• _REQUEST_: A verbatim copy is needed of the lines from the one containing "Emit a Python" down to the one containing "from matplotlib.ticker import", inclusive. Print it with no pictures.

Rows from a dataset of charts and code
________________________

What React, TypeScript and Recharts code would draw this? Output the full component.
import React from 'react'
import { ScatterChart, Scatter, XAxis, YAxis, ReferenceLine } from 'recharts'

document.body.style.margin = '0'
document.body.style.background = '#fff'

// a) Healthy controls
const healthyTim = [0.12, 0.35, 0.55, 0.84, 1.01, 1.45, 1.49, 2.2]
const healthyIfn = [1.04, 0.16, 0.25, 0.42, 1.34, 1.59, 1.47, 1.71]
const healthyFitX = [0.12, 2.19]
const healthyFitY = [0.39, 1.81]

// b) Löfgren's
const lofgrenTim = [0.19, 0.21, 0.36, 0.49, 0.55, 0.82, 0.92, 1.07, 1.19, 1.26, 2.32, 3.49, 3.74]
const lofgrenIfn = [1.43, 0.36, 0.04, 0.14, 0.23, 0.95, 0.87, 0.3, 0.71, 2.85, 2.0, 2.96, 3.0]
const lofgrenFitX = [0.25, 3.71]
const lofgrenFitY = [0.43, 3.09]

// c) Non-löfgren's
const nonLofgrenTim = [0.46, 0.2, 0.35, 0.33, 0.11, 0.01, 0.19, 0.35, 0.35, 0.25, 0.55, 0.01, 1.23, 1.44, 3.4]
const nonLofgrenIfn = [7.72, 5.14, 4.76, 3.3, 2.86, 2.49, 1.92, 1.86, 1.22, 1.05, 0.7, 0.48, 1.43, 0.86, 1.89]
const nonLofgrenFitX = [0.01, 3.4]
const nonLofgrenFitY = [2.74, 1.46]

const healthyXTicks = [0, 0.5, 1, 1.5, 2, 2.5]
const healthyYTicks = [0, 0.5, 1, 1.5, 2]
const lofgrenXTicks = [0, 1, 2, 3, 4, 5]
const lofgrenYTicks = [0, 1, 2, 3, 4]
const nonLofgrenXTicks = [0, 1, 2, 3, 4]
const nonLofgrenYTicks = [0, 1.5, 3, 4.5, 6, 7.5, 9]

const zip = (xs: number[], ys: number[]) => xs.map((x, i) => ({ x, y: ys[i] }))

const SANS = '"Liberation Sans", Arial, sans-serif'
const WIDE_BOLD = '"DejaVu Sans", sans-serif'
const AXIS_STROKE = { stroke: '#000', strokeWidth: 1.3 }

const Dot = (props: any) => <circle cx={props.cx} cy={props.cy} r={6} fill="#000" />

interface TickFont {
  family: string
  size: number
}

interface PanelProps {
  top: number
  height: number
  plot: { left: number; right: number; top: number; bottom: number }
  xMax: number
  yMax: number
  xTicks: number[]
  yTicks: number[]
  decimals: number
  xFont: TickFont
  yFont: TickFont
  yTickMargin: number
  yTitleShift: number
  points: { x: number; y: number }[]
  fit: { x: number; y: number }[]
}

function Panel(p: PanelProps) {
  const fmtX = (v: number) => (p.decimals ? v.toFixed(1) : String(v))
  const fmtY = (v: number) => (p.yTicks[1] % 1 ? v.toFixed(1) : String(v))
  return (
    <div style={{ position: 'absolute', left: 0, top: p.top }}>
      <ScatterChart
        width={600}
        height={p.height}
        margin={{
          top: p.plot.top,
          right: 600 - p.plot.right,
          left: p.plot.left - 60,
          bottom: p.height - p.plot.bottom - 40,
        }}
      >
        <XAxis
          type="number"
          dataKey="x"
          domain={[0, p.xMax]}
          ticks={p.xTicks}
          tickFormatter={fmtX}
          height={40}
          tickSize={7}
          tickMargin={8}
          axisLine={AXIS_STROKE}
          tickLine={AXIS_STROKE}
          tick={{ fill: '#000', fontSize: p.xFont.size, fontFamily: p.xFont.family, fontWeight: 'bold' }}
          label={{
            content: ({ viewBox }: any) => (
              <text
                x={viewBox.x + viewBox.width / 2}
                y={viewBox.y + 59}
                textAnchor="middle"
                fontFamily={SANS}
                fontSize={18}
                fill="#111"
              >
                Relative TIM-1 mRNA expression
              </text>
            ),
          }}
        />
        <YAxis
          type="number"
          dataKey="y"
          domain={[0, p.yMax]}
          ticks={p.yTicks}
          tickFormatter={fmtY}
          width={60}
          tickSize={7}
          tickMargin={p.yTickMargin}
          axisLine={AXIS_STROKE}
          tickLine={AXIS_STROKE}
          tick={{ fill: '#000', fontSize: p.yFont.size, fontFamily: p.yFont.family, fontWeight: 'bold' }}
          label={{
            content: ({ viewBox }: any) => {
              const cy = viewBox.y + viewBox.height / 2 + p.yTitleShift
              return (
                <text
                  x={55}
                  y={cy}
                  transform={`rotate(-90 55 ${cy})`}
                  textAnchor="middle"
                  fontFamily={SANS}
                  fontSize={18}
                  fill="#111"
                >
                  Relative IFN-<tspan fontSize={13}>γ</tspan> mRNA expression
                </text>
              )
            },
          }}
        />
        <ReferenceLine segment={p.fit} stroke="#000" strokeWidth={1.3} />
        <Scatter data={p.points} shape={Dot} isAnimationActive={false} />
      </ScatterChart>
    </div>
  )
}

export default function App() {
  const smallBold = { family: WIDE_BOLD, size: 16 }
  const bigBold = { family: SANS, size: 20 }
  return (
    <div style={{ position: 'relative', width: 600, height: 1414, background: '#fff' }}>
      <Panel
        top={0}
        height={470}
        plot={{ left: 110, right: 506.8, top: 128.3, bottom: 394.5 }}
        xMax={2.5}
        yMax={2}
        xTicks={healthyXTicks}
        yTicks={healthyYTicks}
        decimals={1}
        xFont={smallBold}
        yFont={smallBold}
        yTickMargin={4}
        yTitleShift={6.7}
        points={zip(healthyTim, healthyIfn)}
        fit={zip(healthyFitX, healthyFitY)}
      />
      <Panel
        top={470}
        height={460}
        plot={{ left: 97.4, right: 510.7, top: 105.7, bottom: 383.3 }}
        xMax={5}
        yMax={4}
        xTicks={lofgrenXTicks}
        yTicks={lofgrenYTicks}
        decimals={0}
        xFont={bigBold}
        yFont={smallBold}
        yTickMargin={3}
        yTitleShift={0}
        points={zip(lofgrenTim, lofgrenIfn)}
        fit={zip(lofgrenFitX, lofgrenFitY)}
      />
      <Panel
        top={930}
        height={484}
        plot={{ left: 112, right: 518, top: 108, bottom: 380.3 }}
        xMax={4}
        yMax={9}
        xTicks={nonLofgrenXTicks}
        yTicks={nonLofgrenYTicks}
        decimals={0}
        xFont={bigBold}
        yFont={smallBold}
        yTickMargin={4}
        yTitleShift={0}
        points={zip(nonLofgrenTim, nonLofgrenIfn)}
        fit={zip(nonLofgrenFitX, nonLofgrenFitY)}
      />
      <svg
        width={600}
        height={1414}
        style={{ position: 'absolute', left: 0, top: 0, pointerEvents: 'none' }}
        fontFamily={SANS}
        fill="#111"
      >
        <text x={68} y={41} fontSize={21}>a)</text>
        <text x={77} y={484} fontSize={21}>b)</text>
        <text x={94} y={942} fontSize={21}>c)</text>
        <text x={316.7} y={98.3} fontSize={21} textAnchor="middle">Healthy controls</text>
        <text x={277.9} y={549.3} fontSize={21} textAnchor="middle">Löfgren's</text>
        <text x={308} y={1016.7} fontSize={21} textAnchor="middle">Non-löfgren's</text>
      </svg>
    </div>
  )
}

________________________

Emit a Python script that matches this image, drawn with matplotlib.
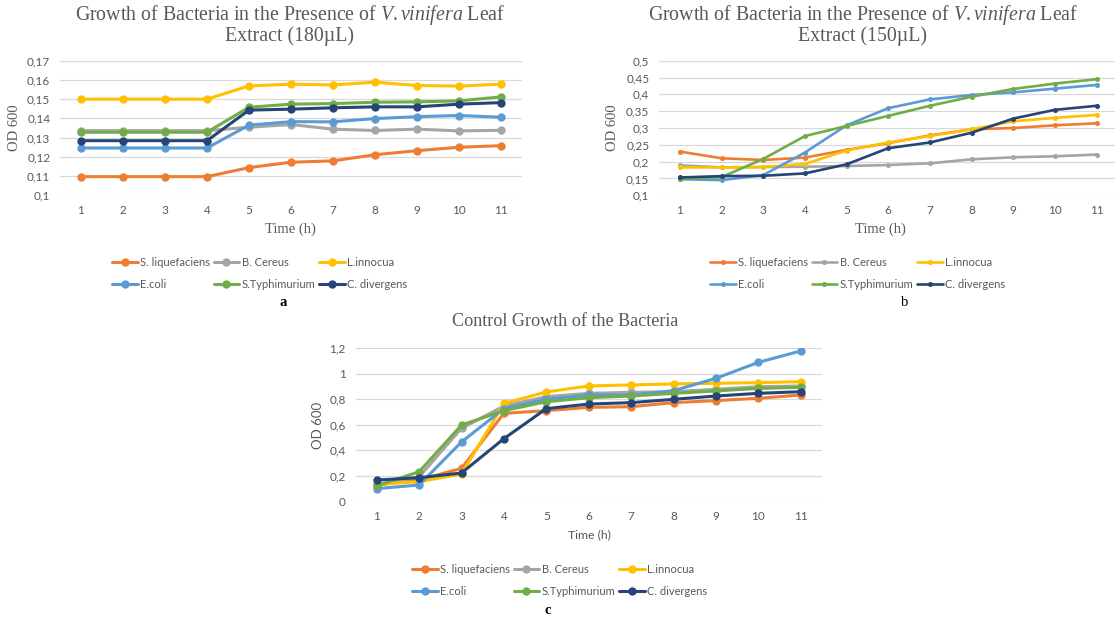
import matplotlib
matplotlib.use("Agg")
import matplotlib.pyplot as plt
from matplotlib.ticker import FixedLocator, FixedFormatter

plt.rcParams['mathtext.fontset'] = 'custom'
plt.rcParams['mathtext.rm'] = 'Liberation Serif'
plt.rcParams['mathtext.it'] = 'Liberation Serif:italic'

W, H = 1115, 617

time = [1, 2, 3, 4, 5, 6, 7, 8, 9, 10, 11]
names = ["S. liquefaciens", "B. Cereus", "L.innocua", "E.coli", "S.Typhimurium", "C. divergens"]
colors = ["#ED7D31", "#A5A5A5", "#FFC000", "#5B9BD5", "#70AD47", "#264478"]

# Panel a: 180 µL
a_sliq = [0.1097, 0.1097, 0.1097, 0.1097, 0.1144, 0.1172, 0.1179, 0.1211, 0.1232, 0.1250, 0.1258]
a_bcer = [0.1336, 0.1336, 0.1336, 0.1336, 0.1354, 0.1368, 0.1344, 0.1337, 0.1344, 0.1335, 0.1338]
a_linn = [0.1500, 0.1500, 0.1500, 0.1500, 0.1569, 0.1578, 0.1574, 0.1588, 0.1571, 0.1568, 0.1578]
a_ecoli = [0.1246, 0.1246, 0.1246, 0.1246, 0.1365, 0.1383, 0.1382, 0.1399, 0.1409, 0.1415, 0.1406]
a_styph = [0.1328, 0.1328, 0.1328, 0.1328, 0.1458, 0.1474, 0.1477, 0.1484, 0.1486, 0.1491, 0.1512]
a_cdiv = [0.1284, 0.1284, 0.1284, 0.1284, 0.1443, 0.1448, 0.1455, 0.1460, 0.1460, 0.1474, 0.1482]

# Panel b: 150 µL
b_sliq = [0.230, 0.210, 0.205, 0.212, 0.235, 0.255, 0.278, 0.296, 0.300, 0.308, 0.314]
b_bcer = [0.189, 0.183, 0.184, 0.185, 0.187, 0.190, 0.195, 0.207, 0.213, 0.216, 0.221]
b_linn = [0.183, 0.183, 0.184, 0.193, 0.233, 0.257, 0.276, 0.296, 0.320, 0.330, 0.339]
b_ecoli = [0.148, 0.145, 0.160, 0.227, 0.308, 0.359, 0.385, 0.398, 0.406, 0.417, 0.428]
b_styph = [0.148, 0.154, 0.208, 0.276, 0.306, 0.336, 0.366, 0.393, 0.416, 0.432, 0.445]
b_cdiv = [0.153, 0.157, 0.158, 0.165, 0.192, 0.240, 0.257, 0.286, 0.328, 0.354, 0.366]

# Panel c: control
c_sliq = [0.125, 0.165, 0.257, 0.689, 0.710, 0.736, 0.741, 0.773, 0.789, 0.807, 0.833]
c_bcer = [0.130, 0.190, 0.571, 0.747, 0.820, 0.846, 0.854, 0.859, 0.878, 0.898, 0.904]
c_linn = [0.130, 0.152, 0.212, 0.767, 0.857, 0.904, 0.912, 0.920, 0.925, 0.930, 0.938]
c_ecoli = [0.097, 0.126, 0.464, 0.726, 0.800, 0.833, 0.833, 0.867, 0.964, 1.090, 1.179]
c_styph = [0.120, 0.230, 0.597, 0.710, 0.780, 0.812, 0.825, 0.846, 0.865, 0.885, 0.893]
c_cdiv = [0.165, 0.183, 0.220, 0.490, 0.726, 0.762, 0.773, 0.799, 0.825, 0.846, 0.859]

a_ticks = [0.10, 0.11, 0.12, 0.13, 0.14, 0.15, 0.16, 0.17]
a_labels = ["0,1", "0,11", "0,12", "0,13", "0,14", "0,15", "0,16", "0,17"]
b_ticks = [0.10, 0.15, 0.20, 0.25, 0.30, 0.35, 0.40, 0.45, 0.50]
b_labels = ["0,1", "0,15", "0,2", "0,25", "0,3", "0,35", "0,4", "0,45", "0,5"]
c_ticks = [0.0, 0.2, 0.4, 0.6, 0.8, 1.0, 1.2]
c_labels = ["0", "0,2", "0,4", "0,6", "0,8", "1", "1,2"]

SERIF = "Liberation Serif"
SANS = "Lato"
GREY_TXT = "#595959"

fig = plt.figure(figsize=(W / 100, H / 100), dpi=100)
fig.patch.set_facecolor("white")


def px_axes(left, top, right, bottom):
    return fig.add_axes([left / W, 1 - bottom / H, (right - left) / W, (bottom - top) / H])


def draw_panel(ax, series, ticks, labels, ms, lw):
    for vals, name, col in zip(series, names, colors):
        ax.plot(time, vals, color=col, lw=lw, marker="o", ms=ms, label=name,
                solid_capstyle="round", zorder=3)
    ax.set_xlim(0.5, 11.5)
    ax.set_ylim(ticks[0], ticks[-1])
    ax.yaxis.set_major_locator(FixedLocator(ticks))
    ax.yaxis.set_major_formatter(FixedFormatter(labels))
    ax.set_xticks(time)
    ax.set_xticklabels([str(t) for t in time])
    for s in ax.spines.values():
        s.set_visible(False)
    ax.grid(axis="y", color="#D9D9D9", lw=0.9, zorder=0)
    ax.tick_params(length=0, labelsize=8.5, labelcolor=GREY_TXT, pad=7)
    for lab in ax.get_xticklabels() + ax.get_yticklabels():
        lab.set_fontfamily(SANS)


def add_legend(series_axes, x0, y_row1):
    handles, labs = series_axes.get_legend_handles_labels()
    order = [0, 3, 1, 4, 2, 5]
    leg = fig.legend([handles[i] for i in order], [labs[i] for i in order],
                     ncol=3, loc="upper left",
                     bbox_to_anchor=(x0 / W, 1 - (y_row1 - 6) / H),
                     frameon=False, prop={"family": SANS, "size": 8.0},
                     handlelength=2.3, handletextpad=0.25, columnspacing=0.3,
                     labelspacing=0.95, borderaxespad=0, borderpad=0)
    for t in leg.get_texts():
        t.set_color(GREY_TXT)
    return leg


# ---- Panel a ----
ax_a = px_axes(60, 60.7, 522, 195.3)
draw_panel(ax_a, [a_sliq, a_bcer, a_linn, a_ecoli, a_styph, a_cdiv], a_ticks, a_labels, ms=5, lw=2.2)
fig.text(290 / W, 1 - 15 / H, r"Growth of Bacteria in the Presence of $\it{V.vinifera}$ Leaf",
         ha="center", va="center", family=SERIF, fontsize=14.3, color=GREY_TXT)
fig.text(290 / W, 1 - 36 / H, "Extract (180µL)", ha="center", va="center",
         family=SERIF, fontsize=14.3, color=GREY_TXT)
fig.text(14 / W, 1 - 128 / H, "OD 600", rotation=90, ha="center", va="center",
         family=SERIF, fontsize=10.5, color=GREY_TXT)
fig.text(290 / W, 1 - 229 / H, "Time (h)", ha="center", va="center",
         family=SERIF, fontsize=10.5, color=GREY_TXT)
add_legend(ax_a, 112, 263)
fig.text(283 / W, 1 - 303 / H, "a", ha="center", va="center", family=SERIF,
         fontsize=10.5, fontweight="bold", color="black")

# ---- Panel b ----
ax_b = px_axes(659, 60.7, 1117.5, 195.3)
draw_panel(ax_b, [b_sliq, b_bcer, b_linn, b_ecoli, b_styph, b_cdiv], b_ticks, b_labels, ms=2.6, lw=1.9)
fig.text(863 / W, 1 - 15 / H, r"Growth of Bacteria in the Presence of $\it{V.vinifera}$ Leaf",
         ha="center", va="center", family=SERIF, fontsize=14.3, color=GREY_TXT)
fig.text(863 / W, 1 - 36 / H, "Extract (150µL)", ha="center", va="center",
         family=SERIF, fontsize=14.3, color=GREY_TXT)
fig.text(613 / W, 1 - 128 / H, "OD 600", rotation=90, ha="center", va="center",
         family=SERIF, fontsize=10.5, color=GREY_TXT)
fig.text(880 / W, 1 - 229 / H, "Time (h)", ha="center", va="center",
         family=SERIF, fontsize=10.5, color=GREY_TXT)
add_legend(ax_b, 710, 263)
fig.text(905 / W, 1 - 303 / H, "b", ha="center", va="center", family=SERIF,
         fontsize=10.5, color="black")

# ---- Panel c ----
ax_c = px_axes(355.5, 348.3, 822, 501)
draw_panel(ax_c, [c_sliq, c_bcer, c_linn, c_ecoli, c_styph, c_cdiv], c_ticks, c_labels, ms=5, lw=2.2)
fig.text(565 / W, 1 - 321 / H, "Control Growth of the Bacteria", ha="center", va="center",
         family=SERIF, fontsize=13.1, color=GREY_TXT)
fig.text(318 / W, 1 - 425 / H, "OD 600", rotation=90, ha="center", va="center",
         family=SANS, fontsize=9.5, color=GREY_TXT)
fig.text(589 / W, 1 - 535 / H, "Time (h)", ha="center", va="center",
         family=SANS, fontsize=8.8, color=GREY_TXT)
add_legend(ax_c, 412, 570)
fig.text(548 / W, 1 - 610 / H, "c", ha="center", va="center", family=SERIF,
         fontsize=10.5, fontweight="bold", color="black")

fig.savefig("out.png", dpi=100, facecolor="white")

________________________

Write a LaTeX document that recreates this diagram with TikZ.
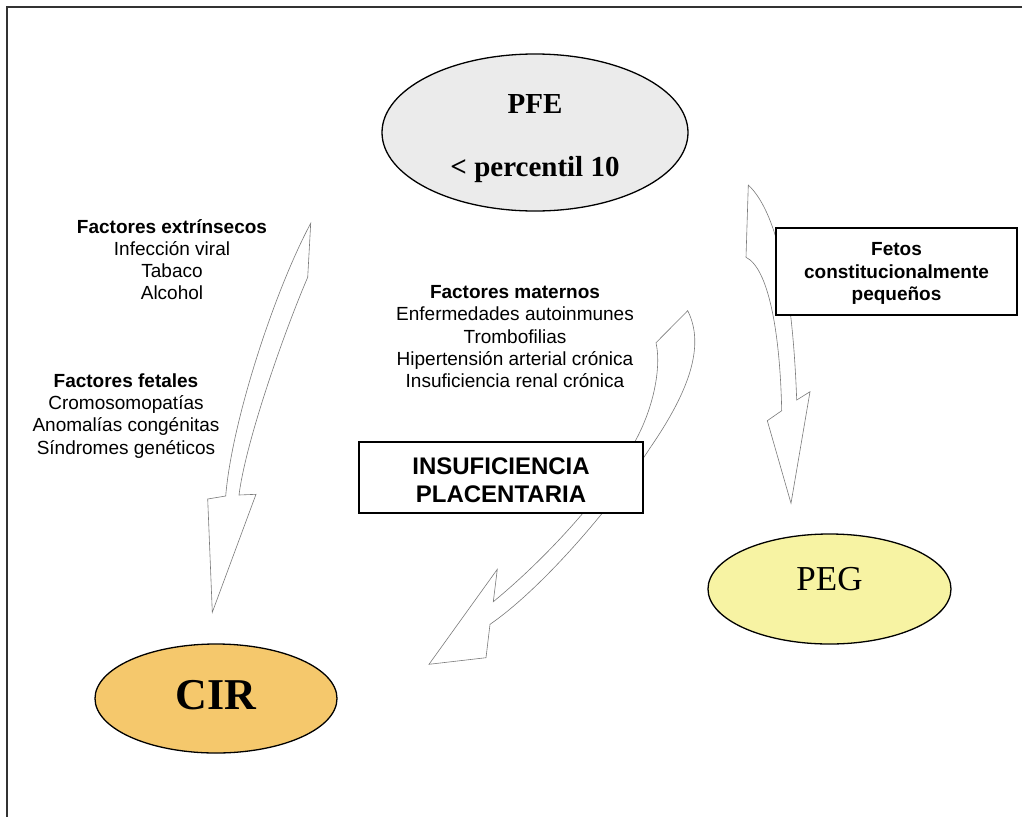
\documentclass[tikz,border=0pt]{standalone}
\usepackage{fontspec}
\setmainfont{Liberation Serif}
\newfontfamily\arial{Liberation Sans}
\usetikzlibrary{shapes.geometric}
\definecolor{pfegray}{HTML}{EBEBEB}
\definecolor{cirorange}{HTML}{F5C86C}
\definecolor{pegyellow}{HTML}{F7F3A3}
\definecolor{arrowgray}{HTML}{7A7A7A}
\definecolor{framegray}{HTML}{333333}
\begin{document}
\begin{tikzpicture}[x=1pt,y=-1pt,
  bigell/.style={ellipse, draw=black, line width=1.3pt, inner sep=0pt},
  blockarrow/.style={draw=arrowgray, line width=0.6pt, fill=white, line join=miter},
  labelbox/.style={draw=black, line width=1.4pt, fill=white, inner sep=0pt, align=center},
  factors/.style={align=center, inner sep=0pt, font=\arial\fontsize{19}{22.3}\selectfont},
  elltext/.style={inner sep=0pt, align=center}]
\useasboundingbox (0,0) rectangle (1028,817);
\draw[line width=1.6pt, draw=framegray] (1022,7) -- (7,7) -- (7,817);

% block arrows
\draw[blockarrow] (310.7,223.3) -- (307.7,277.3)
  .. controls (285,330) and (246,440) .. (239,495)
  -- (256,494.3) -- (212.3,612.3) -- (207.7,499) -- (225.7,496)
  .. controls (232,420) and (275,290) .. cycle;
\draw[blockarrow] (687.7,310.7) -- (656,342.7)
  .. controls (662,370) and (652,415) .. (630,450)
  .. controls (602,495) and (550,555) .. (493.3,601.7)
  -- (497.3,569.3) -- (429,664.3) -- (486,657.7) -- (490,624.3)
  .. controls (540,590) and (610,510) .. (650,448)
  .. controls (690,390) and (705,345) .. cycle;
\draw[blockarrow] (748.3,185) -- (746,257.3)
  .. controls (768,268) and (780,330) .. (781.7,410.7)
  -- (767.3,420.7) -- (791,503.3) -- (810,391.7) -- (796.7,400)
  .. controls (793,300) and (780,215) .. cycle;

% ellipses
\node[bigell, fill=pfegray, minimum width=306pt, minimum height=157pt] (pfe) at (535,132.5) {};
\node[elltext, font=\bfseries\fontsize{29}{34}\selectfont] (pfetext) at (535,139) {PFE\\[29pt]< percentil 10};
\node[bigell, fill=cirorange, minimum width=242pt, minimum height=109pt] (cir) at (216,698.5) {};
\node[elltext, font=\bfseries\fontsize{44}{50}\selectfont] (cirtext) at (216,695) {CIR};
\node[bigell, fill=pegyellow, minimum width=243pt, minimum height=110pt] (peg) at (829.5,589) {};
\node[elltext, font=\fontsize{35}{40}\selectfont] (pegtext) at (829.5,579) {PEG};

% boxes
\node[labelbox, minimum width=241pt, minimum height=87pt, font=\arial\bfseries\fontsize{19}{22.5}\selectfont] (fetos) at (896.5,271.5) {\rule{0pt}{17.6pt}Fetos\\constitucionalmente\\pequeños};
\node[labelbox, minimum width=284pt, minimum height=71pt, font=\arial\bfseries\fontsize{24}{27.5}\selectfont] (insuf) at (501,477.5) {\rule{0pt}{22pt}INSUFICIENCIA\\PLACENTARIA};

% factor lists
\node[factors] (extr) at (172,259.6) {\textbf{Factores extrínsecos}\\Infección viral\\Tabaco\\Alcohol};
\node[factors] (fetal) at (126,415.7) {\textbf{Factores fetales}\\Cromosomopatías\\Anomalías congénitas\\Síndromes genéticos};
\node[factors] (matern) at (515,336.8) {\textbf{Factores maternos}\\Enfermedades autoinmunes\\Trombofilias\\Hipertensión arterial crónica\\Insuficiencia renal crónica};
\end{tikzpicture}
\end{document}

________________________

• _EXERCISE SOLUTION_:
Emit a Python script that matches this image, drawn with matplotlib.
import matplotlib
matplotlib.use("Agg")
import matplotlib.pyplot as plt
from matplotlib.ticker import FixedLocator, FixedFormatter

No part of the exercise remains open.